__WORK TO DO__:
Filter the records below for the word "this". Copy each line that holds it.

═══ RECORDS SHOWN ═══

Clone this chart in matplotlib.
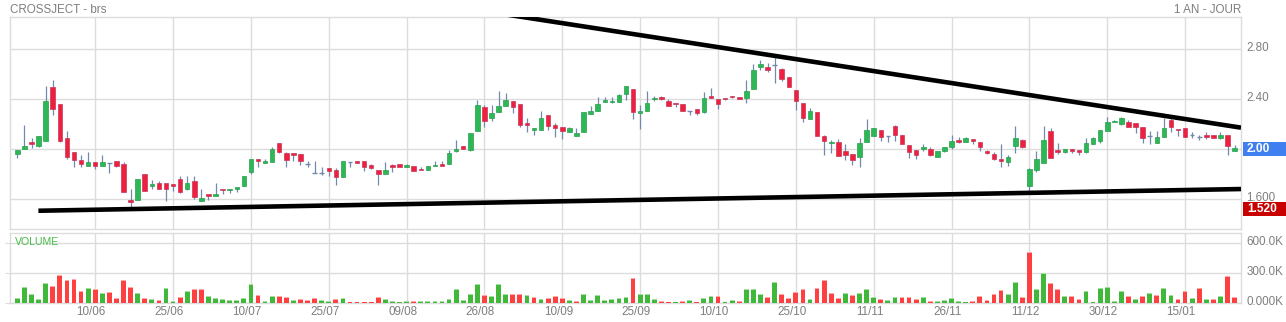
import matplotlib
matplotlib.use("Agg")
import matplotlib.pyplot as plt
import matplotlib.transforms as mtransforms
from matplotlib.patches import Rectangle
import numpy as np

plt.rcParams['font.family'] = ['Liberation Sans', 'DejaVu Sans']

# ---------------- data ----------------
opens = [1.957, 1.997, 2.053, 2.024, 2.067, 2.493, 2.357, 2.085, 1.973, 1.912,
         1.867, 1.893, 1.867, 1.885, 1.901, 1.877, 1.597, 1.597, 1.797, 1.709,
         1.728, 1.728, 1.72, 1.757, 1.685, 1.741, 1.587, 1.645, 1.627, 1.685,
         1.672, 1.68, 1.707, 1.816, 1.92, 1.891, 1.893, 2.045, 1.968, 1.965,
         1.96, 1.88, 1.811, 1.811, 1.845, 1.832, 1.773, 1.899, 1.901, 1.901,
         1.875, 1.829, 1.797, 1.875, 1.877, 1.859, 1.861, 1.837, 1.829, 1.861,
         1.88, 1.883, 1.987, 2.021, 1.992, 2.141, 2.333, 2.243, 2.291, 2.339,
         2.381, 2.357, 2.205, 2.149, 2.149, 2.269, 2.189, 2.173, 2.133, 2.107,
         2.133, 2.277, 2.301, 2.373, 2.373, 2.376, 2.437, 2.477, 2.285, 2.301,
         2.395, 2.413, 2.381, 2.365, 2.357, 2.304, 2.317, 2.296, 2.424, 2.397,
         2.408, 2.424, 2.413, 2.403, 2.477, 2.651, 2.656, 2.672, 2.637, 2.573,
         2.472, 2.365, 2.237, 2.293, 2.104, 2.045, 2.053, 1.984, 1.957, 1.939,
         2.053, 2.101, 2.149, 2.101, 2.181, 2.109, 2.029, 1.989, 1.997, 1.997,
         1.933, 1.984, 2.019, 2.069, 2.053, 2.077, 2.053, 1.984, 1.96, 1.917,
         1.899, 2.027, 2.072, 1.704, 1.832, 1.891, 2.141, 1.992, 1.976, 1.997,
         1.992, 1.976, 2.04, 2.064, 2.147, 2.211, 2.203, 2.213, 2.208, 2.176,
         2.101, 2.051, 2.099, 2.229, 2.163, 2.168, 2.112, 2.099, 2.109, 2.112,
         2.085, 2.112, 1.984]
highs = [1.995, 2.192, 2.085, 2.104, 2.504, 2.552, 2.357, 2.144, 1.973, 1.952,
         1.976, 1.893, 1.952, 1.885, 1.901, 1.893, 1.685, 1.757, 1.797, 1.749,
         1.744, 1.728, 1.72, 1.784, 1.784, 1.784, 1.685, 1.645, 1.728, 1.685,
         1.685, 1.701, 1.784, 1.92, 1.92, 1.92, 2.016, 2.045, 1.976, 1.965,
         1.96, 1.904, 1.904, 1.859, 1.845, 1.845, 1.901, 1.899, 1.901, 1.901,
         1.883, 1.829, 1.893, 1.883, 1.877, 1.883, 1.861, 1.859, 1.861, 1.901,
         1.901, 1.992, 2.069, 2.021, 2.125, 2.392, 2.349, 2.349, 2.464, 2.445,
         2.381, 2.357, 2.245, 2.168, 2.301, 2.269, 2.205, 2.173, 2.173, 2.165,
         2.293, 2.339, 2.413, 2.413, 2.413, 2.437, 2.501, 2.477, 2.352, 2.459,
         2.419, 2.419, 2.4, 2.365, 2.357, 2.304, 2.317, 2.451, 2.488, 2.397,
         2.408, 2.424, 2.413, 2.552, 2.68, 2.712, 2.685, 2.733, 2.645, 2.573,
         2.472, 2.365, 2.328, 2.293, 2.115, 2.072, 2.08, 2.04, 1.957, 2.088,
         2.24, 2.168, 2.149, 2.101, 2.189, 2.109, 2.029, 1.989, 2.04, 2.016,
         1.984, 2.016, 2.112, 2.096, 2.096, 2.077, 2.053, 1.992, 1.979, 2.04,
         1.952, 2.187, 2.077, 1.845, 1.984, 2.187, 2.171, 2.045, 2.0, 1.997,
         1.992, 2.088, 2.099, 2.152, 2.253, 2.229, 2.253, 2.232, 2.208, 2.176,
         2.147, 2.141, 2.245, 2.245, 2.163, 2.168, 2.136, 2.112, 2.136, 2.112,
         2.136, 2.112, 2.032]
lows = [1.925, 1.997, 2.011, 2.016, 2.067, 2.272, 2.059, 1.917, 1.859, 1.859,
        1.867, 1.837, 1.867, 1.805, 1.859, 1.659, 1.539, 1.597, 1.667, 1.683,
        1.685, 1.584, 1.667, 1.651, 1.677, 1.6, 1.587, 1.592, 1.627, 1.64,
        1.653, 1.659, 1.707, 1.8, 1.859, 1.891, 1.893, 1.971, 1.859, 1.901,
        1.875, 1.859, 1.805, 1.792, 1.784, 1.712, 1.773, 1.859, 1.885, 1.827,
        1.837, 1.717, 1.797, 1.819, 1.853, 1.859, 1.827, 1.829, 1.829, 1.861,
        1.867, 1.883, 1.979, 1.997, 1.984, 2.141, 2.179, 2.221, 2.291, 2.339,
        2.285, 2.179, 2.139, 2.112, 2.149, 2.152, 2.093, 2.077, 2.133, 2.107,
        2.133, 2.277, 2.301, 2.373, 2.365, 2.376, 2.389, 2.237, 2.157, 2.301,
        2.379, 2.389, 2.341, 2.336, 2.301, 2.267, 2.269, 2.285, 2.403, 2.315,
        2.392, 2.403, 2.4, 2.365, 2.477, 2.632, 2.611, 2.523, 2.539, 2.491,
        2.307, 2.211, 2.237, 2.101, 1.952, 1.971, 1.941, 1.912, 1.875, 1.859,
        2.053, 2.101, 2.067, 2.059, 2.067, 2.037, 1.931, 1.92, 1.987, 1.941,
        1.933, 1.976, 1.997, 2.045, 2.053, 2.04, 1.987, 1.96, 1.909, 1.859,
        1.867, 1.971, 2.005, 1.667, 1.819, 1.891, 1.925, 1.96, 1.965, 1.971,
        1.952, 1.965, 2.04, 2.051, 2.147, 2.211, 2.192, 2.173, 2.131, 2.051,
        2.037, 2.051, 2.099, 2.133, 2.104, 2.099, 2.088, 2.072, 2.077, 2.085,
        2.077, 1.952, 1.984]
closes = [1.992, 2.024, 2.043, 2.104, 2.384, 2.317, 2.067, 1.933, 1.909, 1.877,
          1.893, 1.861, 1.893, 1.885, 1.867, 1.659, 1.579, 1.757, 1.667, 1.723,
          1.685, 1.685, 1.709, 1.659, 1.733, 1.619, 1.613, 1.627, 1.645, 1.672,
          1.685, 1.701, 1.784, 1.92, 1.901, 1.904, 1.997, 1.979, 1.909, 1.949,
          1.901, 1.88, 1.811, 1.811, 1.824, 1.779, 1.901, 1.899, 1.885, 1.853,
          1.848, 1.797, 1.829, 1.859, 1.853, 1.875, 1.827, 1.829, 1.861, 1.875,
          1.867, 1.971, 1.997, 1.997, 2.125, 2.349, 2.221, 2.285, 2.344, 2.392,
          2.331, 2.195, 2.195, 2.168, 2.248, 2.187, 2.165, 2.141, 2.165, 2.125,
          2.293, 2.304, 2.357, 2.387, 2.384, 2.429, 2.501, 2.293, 2.304, 2.365,
          2.405, 2.395, 2.341, 2.355, 2.301, 2.304, 2.285, 2.405, 2.408, 2.357,
          2.395, 2.411, 2.4, 2.464, 2.632, 2.677, 2.629, 2.672, 2.557, 2.491,
          2.381, 2.245, 2.301, 2.101, 2.067, 2.056, 1.947, 1.949, 1.915, 2.045,
          2.149, 2.168, 2.093, 2.101, 2.112, 2.037, 1.973, 1.949, 2.016, 1.949,
          1.984, 2.016, 2.061, 2.059, 2.088, 2.067, 2.013, 1.971, 1.917, 1.907,
          1.933, 2.085, 2.013, 1.84, 1.917, 2.072, 1.925, 1.979, 2.0, 1.987,
          1.979, 2.045, 2.088, 2.152, 2.216, 2.224, 2.248, 2.173, 2.179, 2.085,
          2.101, 2.096, 2.165, 2.173, 2.149, 2.099, 2.112, 2.099, 2.093, 2.085,
          2.112, 2.027, 2.005]

# volume in thousands
volumes = [47, 155, 91, 37, 195, 169, 276, 229, 239, 118, 148, 135, 98, 111, 47,
           229, 158, 101, 47, 34, 27, 148, 17, 54, 115, 142, 142, 67, 44, 40,
           27, 27, 44, 189, 74, 17, 64, 64, 57, 27, 34, 30, 47, 27, 17,
           34, 47, 7, 7, 7, 7, 57, 40, 20, 10, 13, 17, 13, 17, 13,
           13, 37, 135, 30, 84, 192, 78, 71, 185, 88, 91, 91, 81, 57, 37,
           47, 64, 47, 27, 17, 88, 30, 81, 27, 37, 47, 57, 249, 88, 91, 40,
           20, 7, 10, 17, 27, 7, 44, 64, 67, 7, 27, 17, 142, 138, 84,
           57, 206, 88, 51, 108, 142, 40, 148, 226, 98, 47, 94, 74, 94, 135,
           57, 37, 30, 57, 57, 54, 37, 57, 17, 17, 24, 51, 17, 10, 13, 71,
           27, 88, 125, 91, 206, 57, 512, 135, 300, 199, 142, 71, 64, 40, 118,
           7, 148, 158, 20, 118, 64, 37, 64, 94, 74, 148, 78, 37, 115, 47,
           148, 40, 34, 67, 266, 57]
volume_dir = ("gggggrrrrrgrgrrrrgrgrggrgrrgggggggrggrrgrrrgg"
              "rgrrrrrggggrgggggggggrgggrrgrgrrrgrgggggggrggg"
              "rrgrgrggrggrgggrgrrrrgrrrrgrgggrggrrrgrgggggrr"
              "rrrggrrggrrgrrggggggrgrgrggrrgrgrgrr")

date_labels = ['10/06', '25/06', '10/07', '25/07', '09/08', '26/08', '10/09',
               '25/09', '10/10', '25/10', '11/11', '26/11', '11/12', '30/12', '15/01']
date_positions = [11, 22, 33, 44, 55, 66, 77, 88, 99, 110, 121, 132, 143, 154, 165]

price_ticks = [1.6, 2.0, 2.4, 2.8]
price_tick_labels = ['1.600', '2.00', '2.40', '2.80']
vol_ticks = [0, 300, 600]
vol_tick_labels = ['0.000K', '300.0K', '600.0K']

upper_trend_x = [60, 172.9]
upper_trend_y = [3.15, 2.170]
lower_trend_x = [2.97, 172.9]
lower_trend_y = [1.508, 1.681]

last_price = 2.00
low_marker = 1.52

# ---------------- style ----------------
W, H = 1286, 322
DPI = 100
GRID = '#dcdcdc'
TXT = '#7f7f7f'
UP = '#2db757'
DOWN = '#ef1f40'
WICK = '#7189aa'
VUP = '#40b93a'
VDOWN = '#ff4040'
VUP_CAP = '#a6dea0'
VDOWN_CAP = '#ffa8a8'

fig = plt.figure(figsize=(W / DPI, H / DPI), dpi=DPI)
fig.patch.set_facecolor('white')

def fx(px):
    return px / W

def fy(py):
    return 1 - py / H

ax_l, ax_r = 10.3, 1241.0
ax = fig.add_axes([fx(ax_l), fy(228.7), fx(ax_r - ax_l), (228.7 - 17.3) / H])
axv = fig.add_axes([fx(ax_l), fy(302.7), fx(ax_r - ax_l), (302.7 - 233.0) / H])

n = len(opens)
x = np.arange(n)
o = np.array(opens); h = np.array(highs); l = np.array(lows); c = np.array(closes)

for a in (ax, axv):
    a.set_xlim(-1, 172.9)
    for s in a.spines.values():
        s.set_color(GRID)
        s.set_linewidth(1.0)
    a.set_axisbelow(True)
    a.grid(True, color=GRID, linewidth=1.0)

# price panel
ax.set_ylim(1.365, 3.049)
ax.vlines(x, l, h, color=WICK, linewidth=0.9, zorder=2)
up = c > o
down = c < o
flat = c == o
bw = 0.64
ax.bar(x[up], (c - o)[up], bottom=o[up], width=bw, color=UP,
       edgecolor='#26a04c', linewidth=0.5, zorder=3)
ax.bar(x[down], (c - o)[down], bottom=o[down], width=bw, color=DOWN,
       edgecolor='#c8385a', linewidth=0.5, zorder=3)
ax.hlines(c[flat], x[flat] - bw / 2, x[flat] + bw / 2, color=WICK, linewidth=1.0, zorder=3)

ax.plot(upper_trend_x, upper_trend_y, color='black', linewidth=3.3,
        solid_capstyle='butt', zorder=4)
ax.plot(lower_trend_x, lower_trend_y, color='black', linewidth=3.3,
        solid_capstyle='butt', zorder=4)

ax.set_xticks(date_positions)
ax.set_xticklabels([])
ax.tick_params(axis='x', length=0)
ax.set_yticks(price_ticks)
ax.set_yticklabels(price_tick_labels)
ax.yaxis.set_ticks_position('right')
ax.tick_params(axis='y', length=0, pad=3.6, labelsize=8.4, labelcolor=TXT)
up_off = mtransforms.ScaledTranslation(0, 2.5 / DPI, fig.dpi_scale_trans)
for lab in ax.get_yticklabels():
    lab.set_transform(lab.get_transform() + up_off)

# value boxes on the right
bt = mtransforms.blended_transform_factory(ax.transAxes, ax.transData)
box_h = 14.5 / 125.5
for val, txt, col in [(last_price, '2.00', '#3f7ff0'), (low_marker, '1.520', '#c80000')]:
    r = Rectangle((1.0018, val - box_h / 2), 0.0364, box_h, transform=bt,
                  facecolor=col, edgecolor='none', clip_on=False, zorder=10)
    ax.add_patch(r)
    ax.text(1.0048, val, txt, transform=bt, color='white', fontsize=8.6,
            fontweight='bold', ha='left', va='center', zorder=11, clip_on=False)

# volume panel
axv.set_ylim(0, 704)
vol = np.array(volumes, dtype=float)
is_up = np.array([d == 'g' for d in volume_dir])
vcols = np.where(is_up, VUP, VDOWN)
axv.bar(x, vol, width=0.68, color=vcols, linewidth=0, zorder=3)
cap = 9.0
has_cap = vol > 12
ccols = np.where(is_up, VUP_CAP, VDOWN_CAP)
axv.bar(x[has_cap], cap, bottom=vol[has_cap] - cap, width=0.68,
        color=ccols[has_cap], linewidth=0, zorder=4)
axv.set_xticks(date_positions)
axv.set_xticklabels(date_labels)
axv.tick_params(axis='x', length=0, pad=2.6, labelsize=8.4, labelcolor=TXT)
left_off = mtransforms.ScaledTranslation(-4 / DPI, 0, fig.dpi_scale_trans)
for lab in axv.get_xticklabels():
    lab.set_transform(lab.get_transform() + left_off)
axv.set_yticks(vol_ticks)
axv.set_yticklabels(vol_tick_labels)
axv.tick_params(axis='y', left=True, right=False, labelleft=False, labelright=True,
                length=3.5, color=GRID, pad=0.5, labelsize=8.4, labelcolor=TXT)
for lab in axv.get_yticklabels():
    lab.set_transform(lab.get_transform() + up_off)
fig.text(fx(15), fy(244.7), 'VOLUME', color='#45bb45', fontsize=7.6,
         ha='left', va='baseline')

# header
fig.text(fx(10), fy(12.7), 'CROSSJECT - brs', color=TXT, fontsize=8.4,
         ha='left', va='baseline')
fig.text(fx(1241), fy(12.7), '1 AN - JOUR', color=TXT, fontsize=8.4,
         ha='right', va='baseline')

fig.savefig('out.png', dpi=DPI, facecolor='white')
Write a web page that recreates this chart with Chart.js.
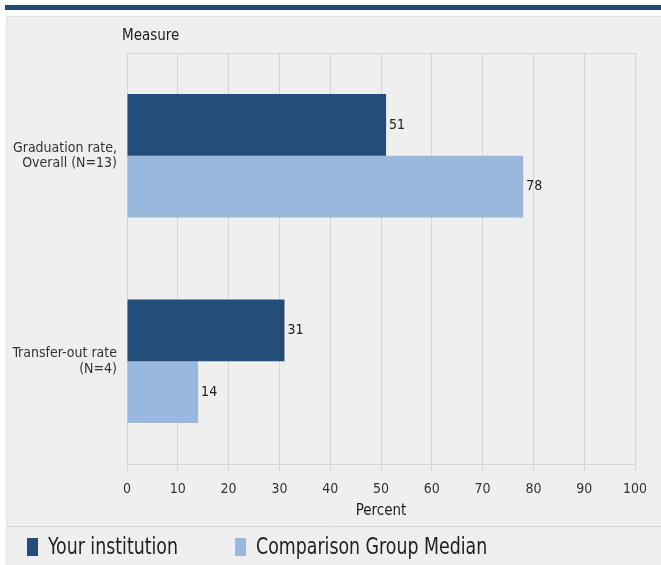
<!DOCTYPE html>
<html>
<head>
<meta charset="utf-8">
<script src="https://cdn.jsdelivr.net/npm/chart.js@4.4.0/dist/chart.umd.min.js"></script>
<style>
  body { margin: 0; background: #fff; width: 661px; height: 565px; overflow: hidden; position: relative; }
  #topbar { position: absolute; left: 5px; top: 5px; width: 656px; height: 5px; background: #24486f; }
  #panel { position: absolute; left: 6px; top: 16px; width: 655px; height: 549px; background: #efefef; border-top: 1px solid #e2e2e2; border-left: 1px solid #e2e2e2; box-sizing: border-box; }
  #chart { position: absolute; left: 0; top: 0; }
</style>
</head>
<body>
<div id="topbar"></div>
<div id="panel"><canvas id="chart" width="655" height="549"></canvas></div>
<script>
"use strict";

const FONT = "'Liberation Sans Narrow', 'DejaVu Sans Condensed', 'Liberation Sans', Arial, sans-serif";

const measures = [["Graduation rate,", "Overall (N=13)"], ["Transfer-out rate", "(N=4)"]];
const yourInstitution = [51, 31];
const comparisonMedian = [78, 14];
const xTicks = [0, 10, 20, 30, 40, 50, 60, 70, 80, 90, 100];

// frame, value labels, "Measure", separator and the legend row
const extras = {
  id: "extras",
  beforeDatasetsDraw(chart) {
    const a = chart.chartArea;
    const ctx = chart.ctx;
    ctx.save();
    ctx.strokeStyle = "#d6d6d6";
    ctx.lineWidth = 1;
    ctx.strokeRect(Math.round(a.left) + 0.5, Math.round(a.top) + 0.5, Math.round(a.right - a.left), Math.round(a.bottom - a.top));
    ctx.restore();
  },
  afterDatasetsDraw(chart) {
    const ctx = chart.ctx;
    const a = chart.chartArea;
    ctx.save();
    ctx.font = "14px " + FONT;
    ctx.fillStyle = "#222";
    ctx.textBaseline = "middle";
    chart.data.datasets.forEach(function (ds, i) {
      chart.getDatasetMeta(i).data.forEach(function (bar, j) {
        ctx.fillText(ds.data[j], bar.x + 3, bar.y);
      });
    });
    ctx.font = "15px " + FONT;
    ctx.fillText("Measure", a.left - 5, 19);

    // separator line
    const sepY = chart.scales.x.bottom + 2;
    ctx.strokeStyle = "#d3d3d3";
    ctx.beginPath();
    ctx.moveTo(0, Math.round(sepY) + 0.5);
    ctx.lineTo(chart.width, Math.round(sepY) + 0.5);
    ctx.stroke();

    // legend
    const midY = sepY + 21;
    let x = 20;
    ctx.font = "23px " + FONT;
    chart.data.datasets.forEach(function (ds) {
      ctx.fillStyle = ds.backgroundColor;
      ctx.fillRect(x, midY - 9, 11, 18);
      const w = ctx.measureText(ds.label).width;
      const sx = 0.84;
      ctx.save();
      ctx.translate(x + 21, midY + 1);
      ctx.scale(sx, 1);
      ctx.fillStyle = "#222";
      ctx.fillText(ds.label, 0, 0);
      ctx.restore();
      x += 21 + w * sx + 57;
    });
    ctx.restore();
  }
};

const ctx = document.getElementById("chart").getContext("2d");
new Chart(ctx, {
  type: "bar",
  data: {
    labels: measures,
    datasets: [{
      label: "Your institution",
      data: yourInstitution,
      backgroundColor: "#244d7a",
      barPercentage: 1,
      categoryPercentage: 0.6
    }, {
      label: "Comparison Group Median",
      data: comparisonMedian,
      backgroundColor: "#98b8dd",
      barPercentage: 1,
      categoryPercentage: 0.6
    }]
  },
  options: {
    indexAxis: "y",
    responsive: false,
    animation: false,
    layout: { padding: { top: 36, right: 27, left: 0, bottom: 42 } },
    scales: {
      x: {
        min: 0,
        max: 100,
        afterBuildTicks: function (scale) { scale.ticks = xTicks.map(v => ({ value: v })); },
        afterFit: function (scale) { scale.height = 60; },
        grid: { color: "#d6d6d6", tickLength: 7 },
        border: { display: false },
        ticks: { color: "#333", font: { family: FONT, size: 14 }, padding: 10 },
        title: { display: true, text: "Percent", color: "#222", font: { family: FONT, size: 15 }, padding: { top: 0, bottom: 4 } }
      },
      y: {
        afterFit: function (scale) { scale.width = 120; },
        grid: { display: false },
        border: { display: false },
        ticks: { color: "#333", font: { family: FONT, size: 14, lineHeight: 1.1 }, padding: 2 }
      }
    },
    plugins: {
      tooltip: { enabled: false },
      legend: { display: false }
    }
  },
  plugins: [extras]
});
</script>
</body>
</html>
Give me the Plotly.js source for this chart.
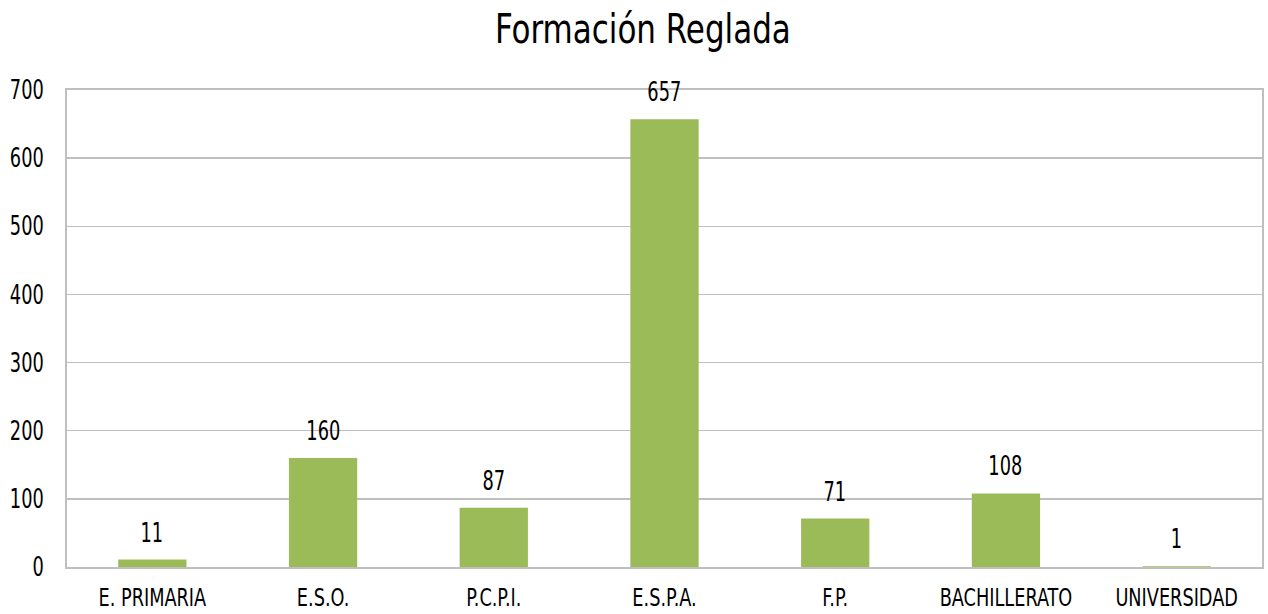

═══

__RESPONSE__:
Clone this chart in matplotlib.
Write a web page that recreates this chart with Chart.js.
Give me the Plotly.js source for this chart.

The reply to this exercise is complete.